TASK DETAILS> Retype only what runs from the beginning of the data through the line with "0.001324, 0.001288, 0.001325]"; please omit the pictures and keep every line exact.

━━━ RECORDED INFORMATION ━━━

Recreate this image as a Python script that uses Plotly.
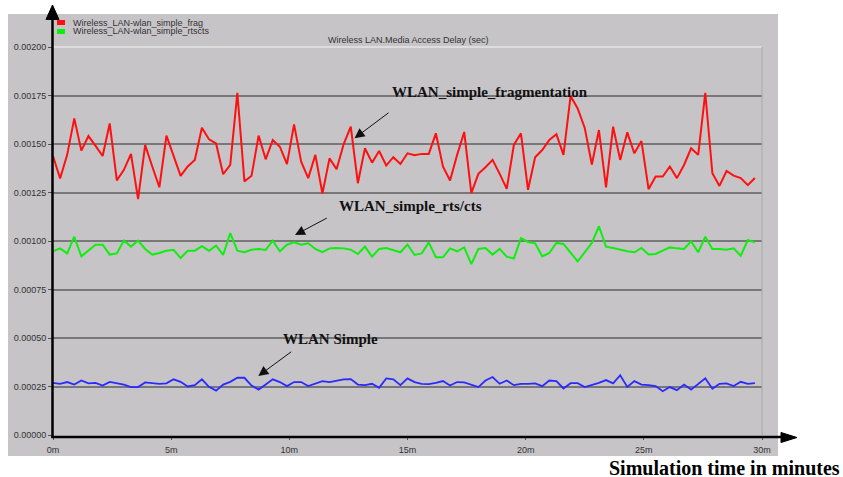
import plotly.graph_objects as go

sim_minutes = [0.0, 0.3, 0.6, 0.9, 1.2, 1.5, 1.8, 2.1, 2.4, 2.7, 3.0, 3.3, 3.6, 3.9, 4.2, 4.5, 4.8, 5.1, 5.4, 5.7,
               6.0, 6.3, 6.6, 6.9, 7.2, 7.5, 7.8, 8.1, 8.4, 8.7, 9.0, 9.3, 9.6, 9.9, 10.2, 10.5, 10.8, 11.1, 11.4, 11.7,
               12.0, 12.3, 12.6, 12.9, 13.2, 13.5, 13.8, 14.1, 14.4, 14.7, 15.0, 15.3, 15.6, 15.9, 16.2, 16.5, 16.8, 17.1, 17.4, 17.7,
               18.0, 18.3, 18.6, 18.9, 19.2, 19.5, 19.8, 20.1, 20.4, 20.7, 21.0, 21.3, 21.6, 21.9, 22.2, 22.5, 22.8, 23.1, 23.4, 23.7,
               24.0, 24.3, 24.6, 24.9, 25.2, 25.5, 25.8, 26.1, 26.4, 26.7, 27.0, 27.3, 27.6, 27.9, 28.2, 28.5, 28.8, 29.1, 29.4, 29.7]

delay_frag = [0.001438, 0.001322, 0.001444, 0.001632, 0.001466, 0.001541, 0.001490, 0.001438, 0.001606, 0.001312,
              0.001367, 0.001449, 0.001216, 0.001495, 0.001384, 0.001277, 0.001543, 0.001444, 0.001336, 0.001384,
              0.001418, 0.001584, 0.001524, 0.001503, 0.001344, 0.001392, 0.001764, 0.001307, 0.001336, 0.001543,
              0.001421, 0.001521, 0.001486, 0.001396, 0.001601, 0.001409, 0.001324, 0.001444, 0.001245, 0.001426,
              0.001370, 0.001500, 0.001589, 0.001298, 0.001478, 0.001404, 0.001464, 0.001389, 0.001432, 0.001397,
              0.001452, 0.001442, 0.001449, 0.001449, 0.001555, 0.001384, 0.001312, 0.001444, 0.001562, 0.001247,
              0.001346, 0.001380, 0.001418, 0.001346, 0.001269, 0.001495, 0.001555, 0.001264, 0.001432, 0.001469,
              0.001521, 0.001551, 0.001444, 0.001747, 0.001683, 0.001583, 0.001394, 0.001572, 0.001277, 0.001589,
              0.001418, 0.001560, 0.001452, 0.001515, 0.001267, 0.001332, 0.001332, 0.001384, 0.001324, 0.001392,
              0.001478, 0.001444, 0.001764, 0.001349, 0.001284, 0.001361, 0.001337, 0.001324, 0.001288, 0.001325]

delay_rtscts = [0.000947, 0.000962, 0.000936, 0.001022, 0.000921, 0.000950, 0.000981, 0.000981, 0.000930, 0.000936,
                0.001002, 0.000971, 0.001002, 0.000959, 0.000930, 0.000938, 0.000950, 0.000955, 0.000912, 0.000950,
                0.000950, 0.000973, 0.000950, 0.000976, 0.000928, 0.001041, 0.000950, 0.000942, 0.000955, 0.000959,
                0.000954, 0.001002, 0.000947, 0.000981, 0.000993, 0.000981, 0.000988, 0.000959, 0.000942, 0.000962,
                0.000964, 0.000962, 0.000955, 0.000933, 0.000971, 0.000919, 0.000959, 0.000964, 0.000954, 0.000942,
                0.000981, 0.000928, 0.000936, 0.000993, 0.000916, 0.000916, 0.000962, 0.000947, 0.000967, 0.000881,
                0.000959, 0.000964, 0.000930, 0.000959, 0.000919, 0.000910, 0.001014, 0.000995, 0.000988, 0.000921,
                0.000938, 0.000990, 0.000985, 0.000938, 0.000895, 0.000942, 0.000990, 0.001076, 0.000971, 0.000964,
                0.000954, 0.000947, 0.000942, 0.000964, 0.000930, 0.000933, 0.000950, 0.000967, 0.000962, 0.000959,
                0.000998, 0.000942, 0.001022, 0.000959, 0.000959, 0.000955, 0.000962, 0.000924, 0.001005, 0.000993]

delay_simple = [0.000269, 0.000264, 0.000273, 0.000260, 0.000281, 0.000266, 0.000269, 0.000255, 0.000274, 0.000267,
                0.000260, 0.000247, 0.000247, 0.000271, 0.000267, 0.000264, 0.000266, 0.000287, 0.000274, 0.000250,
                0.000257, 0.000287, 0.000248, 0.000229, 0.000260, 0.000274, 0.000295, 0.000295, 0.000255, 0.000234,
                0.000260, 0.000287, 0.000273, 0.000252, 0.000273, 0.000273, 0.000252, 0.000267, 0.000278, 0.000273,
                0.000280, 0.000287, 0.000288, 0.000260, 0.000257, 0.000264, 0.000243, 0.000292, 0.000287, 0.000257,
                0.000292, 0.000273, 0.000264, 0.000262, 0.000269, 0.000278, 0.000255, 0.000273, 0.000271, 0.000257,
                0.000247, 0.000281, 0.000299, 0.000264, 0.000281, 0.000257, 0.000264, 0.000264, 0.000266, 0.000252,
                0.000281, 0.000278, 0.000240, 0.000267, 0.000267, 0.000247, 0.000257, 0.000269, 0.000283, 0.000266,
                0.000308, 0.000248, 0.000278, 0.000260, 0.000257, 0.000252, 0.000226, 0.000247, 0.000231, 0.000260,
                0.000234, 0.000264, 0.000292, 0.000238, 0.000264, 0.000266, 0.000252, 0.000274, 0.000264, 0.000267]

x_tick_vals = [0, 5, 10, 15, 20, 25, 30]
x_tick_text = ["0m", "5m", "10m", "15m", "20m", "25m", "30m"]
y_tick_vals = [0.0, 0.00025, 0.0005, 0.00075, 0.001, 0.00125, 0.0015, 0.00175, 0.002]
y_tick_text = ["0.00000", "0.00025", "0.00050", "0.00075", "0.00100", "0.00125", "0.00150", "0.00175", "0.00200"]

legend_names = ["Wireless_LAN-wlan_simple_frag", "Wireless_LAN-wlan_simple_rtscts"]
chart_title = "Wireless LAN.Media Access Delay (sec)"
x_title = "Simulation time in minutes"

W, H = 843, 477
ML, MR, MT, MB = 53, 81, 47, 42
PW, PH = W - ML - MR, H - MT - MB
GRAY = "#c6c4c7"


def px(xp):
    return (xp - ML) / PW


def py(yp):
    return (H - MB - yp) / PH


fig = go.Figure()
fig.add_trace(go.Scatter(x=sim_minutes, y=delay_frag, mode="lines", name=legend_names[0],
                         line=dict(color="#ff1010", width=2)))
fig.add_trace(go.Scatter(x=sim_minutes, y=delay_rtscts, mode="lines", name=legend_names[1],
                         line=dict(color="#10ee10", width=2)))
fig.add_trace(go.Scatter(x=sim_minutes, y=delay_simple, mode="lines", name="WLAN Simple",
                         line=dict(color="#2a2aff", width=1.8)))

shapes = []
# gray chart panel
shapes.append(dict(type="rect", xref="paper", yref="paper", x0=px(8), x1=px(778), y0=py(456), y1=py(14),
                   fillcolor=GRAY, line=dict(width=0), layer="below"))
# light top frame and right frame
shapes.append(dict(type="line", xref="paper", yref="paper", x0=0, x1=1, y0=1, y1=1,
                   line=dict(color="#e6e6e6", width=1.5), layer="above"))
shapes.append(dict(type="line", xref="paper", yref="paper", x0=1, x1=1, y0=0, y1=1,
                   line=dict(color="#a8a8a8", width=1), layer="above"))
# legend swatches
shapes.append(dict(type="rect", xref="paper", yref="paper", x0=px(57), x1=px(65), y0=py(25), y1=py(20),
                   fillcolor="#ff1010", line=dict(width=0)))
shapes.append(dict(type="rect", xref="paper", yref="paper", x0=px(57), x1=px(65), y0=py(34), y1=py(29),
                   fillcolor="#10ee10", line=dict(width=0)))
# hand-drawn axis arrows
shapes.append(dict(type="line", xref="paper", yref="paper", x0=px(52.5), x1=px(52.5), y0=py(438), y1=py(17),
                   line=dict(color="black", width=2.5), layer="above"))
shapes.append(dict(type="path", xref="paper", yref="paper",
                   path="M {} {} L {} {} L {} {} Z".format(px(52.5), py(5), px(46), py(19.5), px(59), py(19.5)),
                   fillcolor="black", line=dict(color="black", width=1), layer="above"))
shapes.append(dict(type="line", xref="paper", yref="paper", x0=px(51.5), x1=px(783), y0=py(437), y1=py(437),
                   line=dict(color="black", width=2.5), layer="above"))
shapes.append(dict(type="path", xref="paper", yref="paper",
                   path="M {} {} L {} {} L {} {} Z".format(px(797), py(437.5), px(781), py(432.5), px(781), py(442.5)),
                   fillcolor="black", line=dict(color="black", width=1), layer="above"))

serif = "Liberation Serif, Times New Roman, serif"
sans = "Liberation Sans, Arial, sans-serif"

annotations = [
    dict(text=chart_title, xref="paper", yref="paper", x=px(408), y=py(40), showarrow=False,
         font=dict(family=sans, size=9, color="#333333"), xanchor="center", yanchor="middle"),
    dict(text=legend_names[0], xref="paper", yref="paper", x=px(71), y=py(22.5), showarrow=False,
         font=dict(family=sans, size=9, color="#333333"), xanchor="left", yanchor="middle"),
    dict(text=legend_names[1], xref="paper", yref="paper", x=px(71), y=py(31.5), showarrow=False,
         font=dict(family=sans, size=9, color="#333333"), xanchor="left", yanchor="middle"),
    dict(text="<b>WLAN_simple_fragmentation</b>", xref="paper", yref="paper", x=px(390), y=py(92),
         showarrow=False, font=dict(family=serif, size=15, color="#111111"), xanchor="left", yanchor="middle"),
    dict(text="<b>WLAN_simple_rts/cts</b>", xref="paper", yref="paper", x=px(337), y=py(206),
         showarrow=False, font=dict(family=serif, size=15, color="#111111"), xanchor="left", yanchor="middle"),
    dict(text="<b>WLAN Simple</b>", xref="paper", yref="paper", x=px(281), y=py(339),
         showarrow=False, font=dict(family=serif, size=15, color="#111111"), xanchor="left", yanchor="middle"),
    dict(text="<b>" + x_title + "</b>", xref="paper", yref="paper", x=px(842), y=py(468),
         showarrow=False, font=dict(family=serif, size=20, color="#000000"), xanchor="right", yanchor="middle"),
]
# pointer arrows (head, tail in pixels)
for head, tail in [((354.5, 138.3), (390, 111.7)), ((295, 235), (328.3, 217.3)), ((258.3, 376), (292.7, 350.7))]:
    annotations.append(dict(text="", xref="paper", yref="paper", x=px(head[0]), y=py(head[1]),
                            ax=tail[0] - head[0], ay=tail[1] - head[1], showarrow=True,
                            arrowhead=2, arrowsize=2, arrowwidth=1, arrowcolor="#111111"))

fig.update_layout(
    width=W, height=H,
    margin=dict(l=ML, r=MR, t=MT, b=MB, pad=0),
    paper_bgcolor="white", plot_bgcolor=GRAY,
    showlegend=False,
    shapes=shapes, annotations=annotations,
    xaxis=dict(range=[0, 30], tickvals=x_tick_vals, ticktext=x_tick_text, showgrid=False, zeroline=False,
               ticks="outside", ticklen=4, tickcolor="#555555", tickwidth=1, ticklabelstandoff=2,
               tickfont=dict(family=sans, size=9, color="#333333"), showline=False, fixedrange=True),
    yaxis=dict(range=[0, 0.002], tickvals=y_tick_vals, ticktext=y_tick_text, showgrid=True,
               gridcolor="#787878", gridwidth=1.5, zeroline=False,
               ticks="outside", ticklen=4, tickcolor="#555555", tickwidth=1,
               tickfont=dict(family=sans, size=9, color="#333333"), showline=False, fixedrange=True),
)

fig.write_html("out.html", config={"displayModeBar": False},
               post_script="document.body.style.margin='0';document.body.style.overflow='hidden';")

━━━

TASK OUTPUT>
Recreate this image as a Python script that uses Plotly.
import plotly.graph_objects as go

sim_minutes = [0.0, 0.3, 0.6, 0.9, 1.2, 1.5, 1.8, 2.1, 2.4, 2.7, 3.0, 3.3, 3.6, 3.9, 4.2, 4.5, 4.8, 5.1, 5.4, 5.7,
               6.0, 6.3, 6.6, 6.9, 7.2, 7.5, 7.8, 8.1, 8.4, 8.7, 9.0, 9.3, 9.6, 9.9, 10.2, 10.5, 10.8, 11.1, 11.4, 11.7,
               12.0, 12.3, 12.6, 12.9, 13.2, 13.5, 13.8, 14.1, 14.4, 14.7, 15.0, 15.3, 15.6, 15.9, 16.2, 16.5, 16.8, 17.1, 17.4, 17.7,
               18.0, 18.3, 18.6, 18.9, 19.2, 19.5, 19.8, 20.1, 20.4, 20.7, 21.0, 21.3, 21.6, 21.9, 22.2, 22.5, 22.8, 23.1, 23.4, 23.7,
               24.0, 24.3, 24.6, 24.9, 25.2, 25.5, 25.8, 26.1, 26.4, 26.7, 27.0, 27.3, 27.6, 27.9, 28.2, 28.5, 28.8, 29.1, 29.4, 29.7]

delay_frag = [0.001438, 0.001322, 0.001444, 0.001632, 0.001466, 0.001541, 0.001490, 0.001438, 0.001606, 0.001312,
              0.001367, 0.001449, 0.001216, 0.001495, 0.001384, 0.001277, 0.001543, 0.001444, 0.001336, 0.001384,
              0.001418, 0.001584, 0.001524, 0.001503, 0.001344, 0.001392, 0.001764, 0.001307, 0.001336, 0.001543,
              0.001421, 0.001521, 0.001486, 0.001396, 0.001601, 0.001409, 0.001324, 0.001444, 0.001245, 0.001426,
              0.001370, 0.001500, 0.001589, 0.001298, 0.001478, 0.001404, 0.001464, 0.001389, 0.001432, 0.001397,
              0.001452, 0.001442, 0.001449, 0.001449, 0.001555, 0.001384, 0.001312, 0.001444, 0.001562, 0.001247,
              0.001346, 0.001380, 0.001418, 0.001346, 0.001269, 0.001495, 0.001555, 0.001264, 0.001432, 0.001469,
              0.001521, 0.001551, 0.001444, 0.001747, 0.001683, 0.001583, 0.001394, 0.001572, 0.001277, 0.001589,
              0.001418, 0.001560, 0.001452, 0.001515, 0.001267, 0.001332, 0.001332, 0.001384, 0.001324, 0.001392,
              0.001478, 0.001444, 0.001764, 0.001349, 0.001284, 0.001361, 0.001337, 0.001324, 0.001288, 0.001325]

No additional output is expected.